» **Work instructions**:
Each line that holds the string "Convert" counts once; say how many such lines there are and add nothing.

----- Extracted material

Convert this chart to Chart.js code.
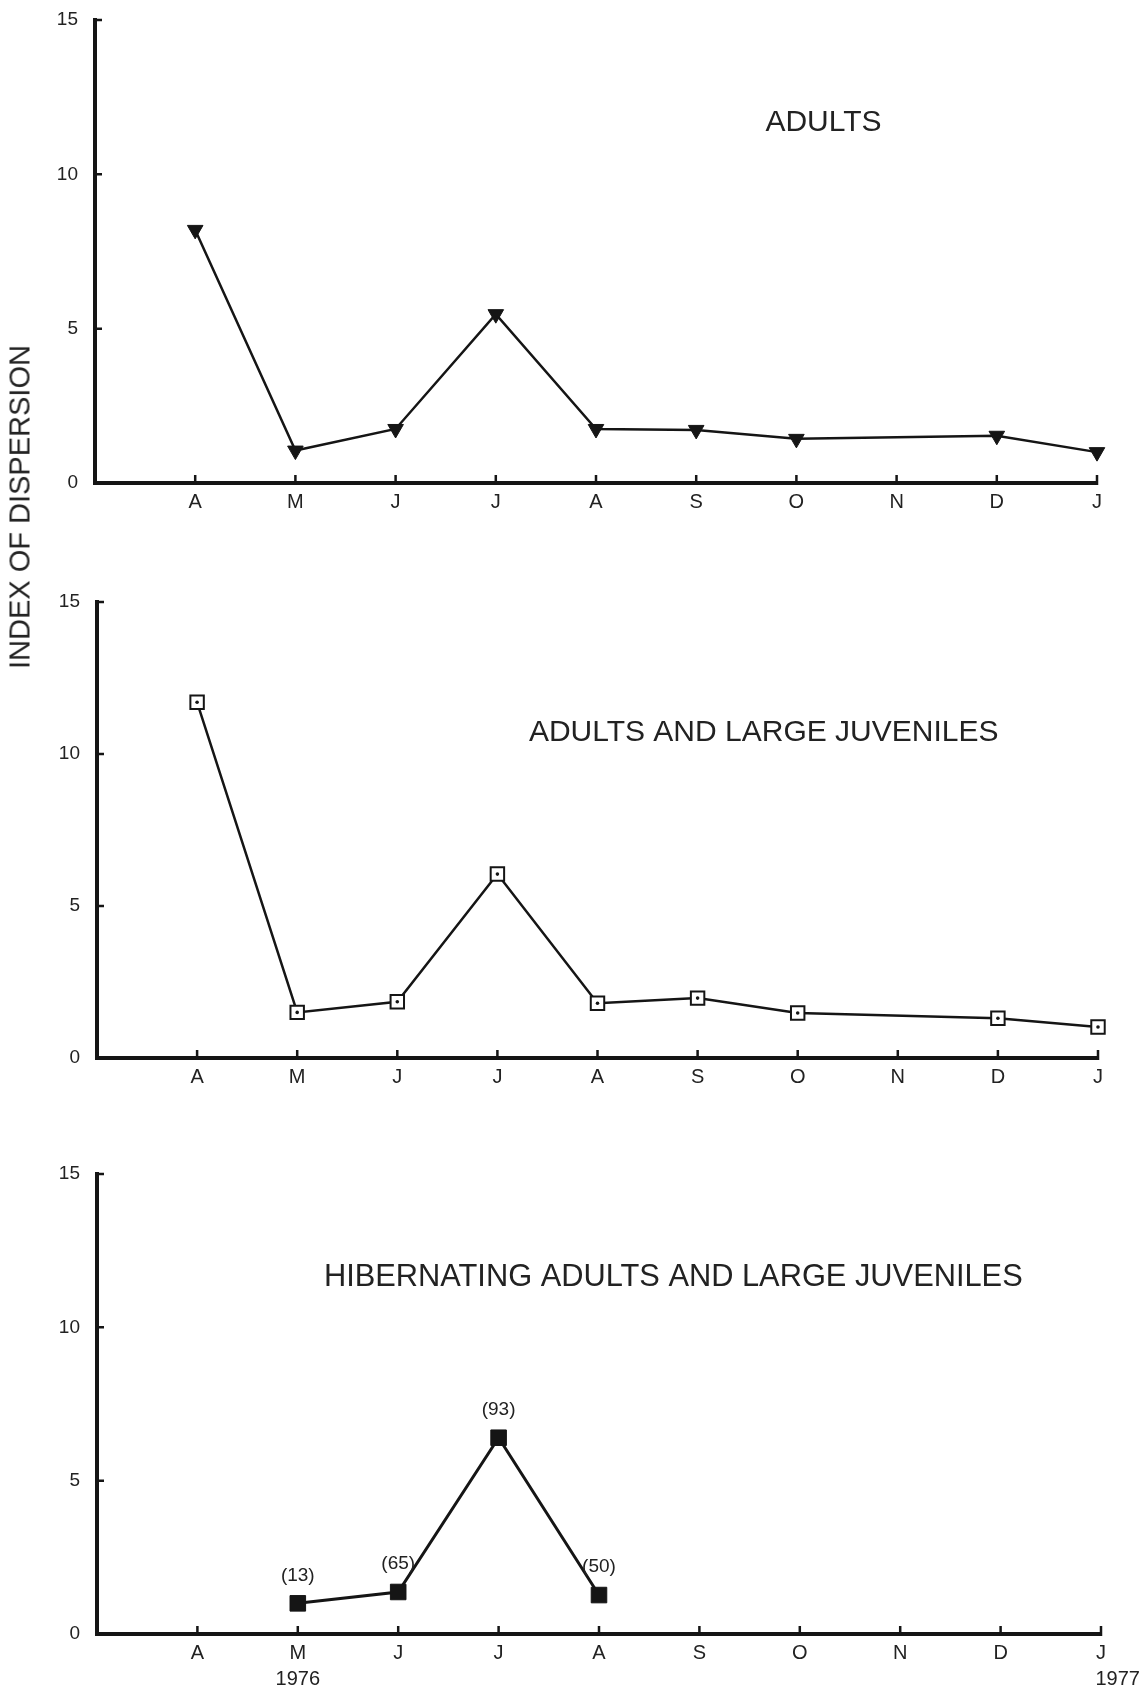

----------
----- Extracted material

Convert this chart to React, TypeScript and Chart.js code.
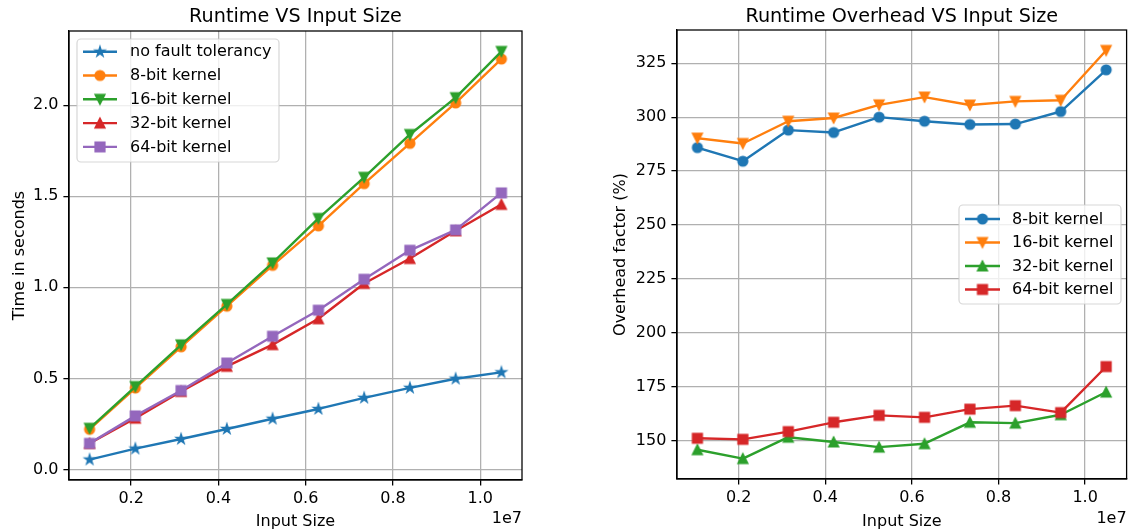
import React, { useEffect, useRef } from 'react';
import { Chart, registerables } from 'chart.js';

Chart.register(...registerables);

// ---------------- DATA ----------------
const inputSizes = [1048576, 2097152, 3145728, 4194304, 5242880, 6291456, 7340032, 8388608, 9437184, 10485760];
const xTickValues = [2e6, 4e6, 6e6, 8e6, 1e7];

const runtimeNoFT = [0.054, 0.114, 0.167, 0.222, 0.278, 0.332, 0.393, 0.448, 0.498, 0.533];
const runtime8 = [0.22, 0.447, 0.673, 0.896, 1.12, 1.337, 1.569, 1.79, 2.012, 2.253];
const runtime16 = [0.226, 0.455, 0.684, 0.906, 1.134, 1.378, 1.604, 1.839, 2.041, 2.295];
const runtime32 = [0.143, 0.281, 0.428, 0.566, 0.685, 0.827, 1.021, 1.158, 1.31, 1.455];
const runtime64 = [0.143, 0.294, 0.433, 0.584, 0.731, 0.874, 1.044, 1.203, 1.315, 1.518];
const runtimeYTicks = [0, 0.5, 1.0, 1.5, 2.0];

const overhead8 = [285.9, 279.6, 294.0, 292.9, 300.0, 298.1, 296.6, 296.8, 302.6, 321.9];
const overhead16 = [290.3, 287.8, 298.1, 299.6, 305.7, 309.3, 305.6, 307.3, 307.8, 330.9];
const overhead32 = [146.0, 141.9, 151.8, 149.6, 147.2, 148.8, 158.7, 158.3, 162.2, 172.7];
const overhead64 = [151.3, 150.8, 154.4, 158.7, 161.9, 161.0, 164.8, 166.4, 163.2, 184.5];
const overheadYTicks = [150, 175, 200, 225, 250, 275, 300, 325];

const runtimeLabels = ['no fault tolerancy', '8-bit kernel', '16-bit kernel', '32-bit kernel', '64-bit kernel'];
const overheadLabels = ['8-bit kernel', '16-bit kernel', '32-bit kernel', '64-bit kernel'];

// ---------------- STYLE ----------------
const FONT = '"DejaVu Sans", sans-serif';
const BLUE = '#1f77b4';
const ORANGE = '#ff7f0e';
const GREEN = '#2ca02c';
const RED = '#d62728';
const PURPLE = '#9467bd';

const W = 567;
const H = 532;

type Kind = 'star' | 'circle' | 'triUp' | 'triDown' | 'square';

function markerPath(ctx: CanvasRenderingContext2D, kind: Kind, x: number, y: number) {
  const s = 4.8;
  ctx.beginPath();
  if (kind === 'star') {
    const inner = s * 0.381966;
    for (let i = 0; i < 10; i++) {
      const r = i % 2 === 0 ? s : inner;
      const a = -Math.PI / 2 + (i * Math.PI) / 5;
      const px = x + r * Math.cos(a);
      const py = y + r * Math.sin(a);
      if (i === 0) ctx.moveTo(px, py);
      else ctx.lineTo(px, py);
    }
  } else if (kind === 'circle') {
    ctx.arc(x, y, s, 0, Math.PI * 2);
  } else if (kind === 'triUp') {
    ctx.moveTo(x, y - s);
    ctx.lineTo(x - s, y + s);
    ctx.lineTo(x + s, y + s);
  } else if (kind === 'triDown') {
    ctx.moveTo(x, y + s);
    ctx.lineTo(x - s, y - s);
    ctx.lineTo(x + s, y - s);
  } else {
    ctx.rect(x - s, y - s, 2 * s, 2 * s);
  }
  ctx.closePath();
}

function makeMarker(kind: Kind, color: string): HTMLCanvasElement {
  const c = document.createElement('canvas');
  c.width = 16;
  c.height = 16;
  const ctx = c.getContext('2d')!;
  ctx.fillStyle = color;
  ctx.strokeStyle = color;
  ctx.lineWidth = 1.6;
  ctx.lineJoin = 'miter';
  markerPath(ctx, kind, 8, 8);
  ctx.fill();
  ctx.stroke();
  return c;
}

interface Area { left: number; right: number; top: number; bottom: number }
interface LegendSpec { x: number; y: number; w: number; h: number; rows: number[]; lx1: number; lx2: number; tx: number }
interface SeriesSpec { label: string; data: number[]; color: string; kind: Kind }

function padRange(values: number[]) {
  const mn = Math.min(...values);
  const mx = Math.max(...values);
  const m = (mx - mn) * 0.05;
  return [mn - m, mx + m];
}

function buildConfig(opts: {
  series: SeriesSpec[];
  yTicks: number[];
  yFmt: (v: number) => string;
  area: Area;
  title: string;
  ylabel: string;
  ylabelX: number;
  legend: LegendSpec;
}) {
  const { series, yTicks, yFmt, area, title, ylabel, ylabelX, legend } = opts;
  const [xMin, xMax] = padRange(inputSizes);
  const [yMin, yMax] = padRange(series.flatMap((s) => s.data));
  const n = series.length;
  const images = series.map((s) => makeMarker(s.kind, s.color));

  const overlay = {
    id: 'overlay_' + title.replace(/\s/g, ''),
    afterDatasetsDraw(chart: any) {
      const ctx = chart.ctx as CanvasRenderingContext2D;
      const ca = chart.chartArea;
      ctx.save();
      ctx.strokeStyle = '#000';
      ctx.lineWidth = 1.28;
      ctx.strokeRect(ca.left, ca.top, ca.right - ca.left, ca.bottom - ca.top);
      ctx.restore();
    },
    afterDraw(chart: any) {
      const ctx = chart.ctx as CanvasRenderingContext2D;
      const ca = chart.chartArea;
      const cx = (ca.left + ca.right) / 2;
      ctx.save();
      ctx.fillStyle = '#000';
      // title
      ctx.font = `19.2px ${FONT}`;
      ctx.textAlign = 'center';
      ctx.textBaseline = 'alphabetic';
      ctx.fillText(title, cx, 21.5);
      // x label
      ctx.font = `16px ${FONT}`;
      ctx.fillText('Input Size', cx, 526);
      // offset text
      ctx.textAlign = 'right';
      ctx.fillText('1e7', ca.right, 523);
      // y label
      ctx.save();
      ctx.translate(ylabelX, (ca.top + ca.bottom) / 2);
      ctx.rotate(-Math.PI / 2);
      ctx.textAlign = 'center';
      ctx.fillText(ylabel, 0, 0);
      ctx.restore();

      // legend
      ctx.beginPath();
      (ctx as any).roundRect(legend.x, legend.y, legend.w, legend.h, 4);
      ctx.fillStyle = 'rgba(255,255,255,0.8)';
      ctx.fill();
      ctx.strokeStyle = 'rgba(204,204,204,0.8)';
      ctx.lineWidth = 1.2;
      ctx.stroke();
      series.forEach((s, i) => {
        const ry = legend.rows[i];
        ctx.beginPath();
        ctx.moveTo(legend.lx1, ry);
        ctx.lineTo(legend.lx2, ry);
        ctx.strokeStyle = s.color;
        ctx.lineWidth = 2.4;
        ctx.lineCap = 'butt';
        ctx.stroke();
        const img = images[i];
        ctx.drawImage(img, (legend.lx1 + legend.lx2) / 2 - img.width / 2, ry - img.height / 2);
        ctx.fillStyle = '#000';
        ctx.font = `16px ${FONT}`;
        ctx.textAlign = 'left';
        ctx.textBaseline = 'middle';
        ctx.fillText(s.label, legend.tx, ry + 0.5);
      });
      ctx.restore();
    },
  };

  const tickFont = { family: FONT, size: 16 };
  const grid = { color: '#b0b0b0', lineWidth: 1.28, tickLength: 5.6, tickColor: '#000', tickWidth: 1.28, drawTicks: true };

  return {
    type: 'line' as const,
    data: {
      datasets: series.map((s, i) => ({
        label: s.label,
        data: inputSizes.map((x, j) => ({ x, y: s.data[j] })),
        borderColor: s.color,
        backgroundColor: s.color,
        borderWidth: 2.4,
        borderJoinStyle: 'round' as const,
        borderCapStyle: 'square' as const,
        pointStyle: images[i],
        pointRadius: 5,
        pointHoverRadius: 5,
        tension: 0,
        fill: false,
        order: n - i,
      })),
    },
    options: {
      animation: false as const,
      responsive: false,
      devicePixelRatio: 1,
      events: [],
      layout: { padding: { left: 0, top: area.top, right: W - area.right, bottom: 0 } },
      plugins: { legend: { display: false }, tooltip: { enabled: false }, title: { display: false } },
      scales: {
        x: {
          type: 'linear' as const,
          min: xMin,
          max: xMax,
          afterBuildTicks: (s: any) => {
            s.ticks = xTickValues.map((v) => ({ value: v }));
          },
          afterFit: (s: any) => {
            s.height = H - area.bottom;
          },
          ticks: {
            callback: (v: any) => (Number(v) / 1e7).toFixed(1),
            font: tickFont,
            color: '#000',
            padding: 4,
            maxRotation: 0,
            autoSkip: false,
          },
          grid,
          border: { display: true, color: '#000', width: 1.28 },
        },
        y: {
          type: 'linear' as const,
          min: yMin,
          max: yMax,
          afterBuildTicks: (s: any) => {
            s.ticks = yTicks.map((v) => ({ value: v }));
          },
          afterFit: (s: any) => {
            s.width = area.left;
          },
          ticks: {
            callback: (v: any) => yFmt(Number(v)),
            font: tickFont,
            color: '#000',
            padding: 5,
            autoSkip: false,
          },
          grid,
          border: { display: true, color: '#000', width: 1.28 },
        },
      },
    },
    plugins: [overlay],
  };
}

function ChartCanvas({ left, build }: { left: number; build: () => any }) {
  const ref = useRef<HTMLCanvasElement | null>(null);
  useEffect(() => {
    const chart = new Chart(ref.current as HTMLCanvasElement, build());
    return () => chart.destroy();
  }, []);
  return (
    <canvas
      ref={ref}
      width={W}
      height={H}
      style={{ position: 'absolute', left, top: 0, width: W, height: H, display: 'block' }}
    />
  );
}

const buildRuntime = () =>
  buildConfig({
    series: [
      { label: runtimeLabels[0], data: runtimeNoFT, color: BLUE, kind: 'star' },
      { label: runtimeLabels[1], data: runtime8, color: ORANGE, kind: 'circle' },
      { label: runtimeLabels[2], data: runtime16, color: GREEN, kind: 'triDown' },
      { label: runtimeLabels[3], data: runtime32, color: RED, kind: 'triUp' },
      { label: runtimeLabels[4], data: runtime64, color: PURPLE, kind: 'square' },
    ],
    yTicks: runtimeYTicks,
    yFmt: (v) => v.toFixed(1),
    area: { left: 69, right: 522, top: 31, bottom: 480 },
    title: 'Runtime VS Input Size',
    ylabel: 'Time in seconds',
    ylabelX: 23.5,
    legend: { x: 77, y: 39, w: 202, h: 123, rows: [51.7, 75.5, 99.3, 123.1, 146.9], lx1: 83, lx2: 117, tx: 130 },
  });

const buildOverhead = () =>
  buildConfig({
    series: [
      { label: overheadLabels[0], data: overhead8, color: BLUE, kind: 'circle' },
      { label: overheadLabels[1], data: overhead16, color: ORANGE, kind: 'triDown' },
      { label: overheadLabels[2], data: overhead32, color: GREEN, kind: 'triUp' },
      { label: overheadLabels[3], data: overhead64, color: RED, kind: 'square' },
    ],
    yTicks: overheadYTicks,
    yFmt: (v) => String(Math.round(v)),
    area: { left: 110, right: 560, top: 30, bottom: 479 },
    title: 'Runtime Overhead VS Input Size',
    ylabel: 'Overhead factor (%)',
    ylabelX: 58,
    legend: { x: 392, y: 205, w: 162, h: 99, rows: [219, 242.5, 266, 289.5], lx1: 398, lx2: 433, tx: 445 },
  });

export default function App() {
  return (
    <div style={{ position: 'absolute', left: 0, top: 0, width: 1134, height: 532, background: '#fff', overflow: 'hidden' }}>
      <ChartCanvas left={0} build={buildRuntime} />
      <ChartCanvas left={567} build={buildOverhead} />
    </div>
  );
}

----------

» **Complete output**:
2